For gcc and clang, doing that with a volatile
pointer dereference does generate a memory access, with no need for a tmp variable. The C standard is very non-specific about what constitutes access to something that's volatile
, so this probably isn't perfectly portable. Another way is to xor
the values you read into an accumulator, and then store that to a global. As long as you don't use whole-program optimization, the compiler doesn't know that nothing reads the global, so it can't optimize away the calculation.
See the vmtouch
source code for an example of this second technique. (It actually uses a global variable for the accumulator, which makes clunky code. Of course, that hardly matters since it's touching pages, not just cache lines, so it very quickly bottlenecks on TLB misses and page faults, even with a memory read-modify-write in the loop-carried dependency chain.)
I tried and failed to write something that gcc or clang would compile to a function with no prologue (which assumes that size
is initially non-zero). GCC always wants to add rsi,rdi
for a cmp/jcc
loop condition, even with -march=haswell
where sub rsi,64
/jae
can macro-fuse just as well as cmp/jcc
. But in general on AMD, what GCC has fewer uops inside the loop.
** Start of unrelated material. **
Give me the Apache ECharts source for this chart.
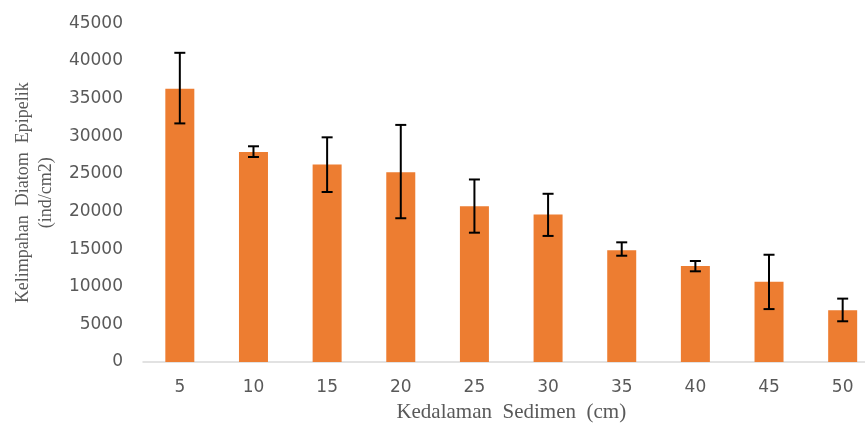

read_array_handtuned_haswell:
.L0
movzx eax, byte [rdi] ; overwrite the full RAX to avoid any partial-register false deps from writing AL
add rdi, 64
sub rsi, 64
jae .L0 ; or ja, depending on what semantics you want
ret
Godbolt Compiler Explorer link with all my attempts and trial versions
I can get similar if the loop-termination condition is je
, in a loop like do { ... } while( size -= CL_SIZE );
But I can't seem to convince gcc to catch unsigned borrow when subtracting. It want to subtract and then cmp -64/jb
to detect underflow. It's not that hard to get compilers to check the carry flag after an add to detect carry :/
It's also easy to get compilers to make a 4-insn loop, but not without prologue. e.g. calculate an end pointer (array+size) and increment a pointer until it's greater or equal.
Fortunately this is not a big deal; the loop we do get is good.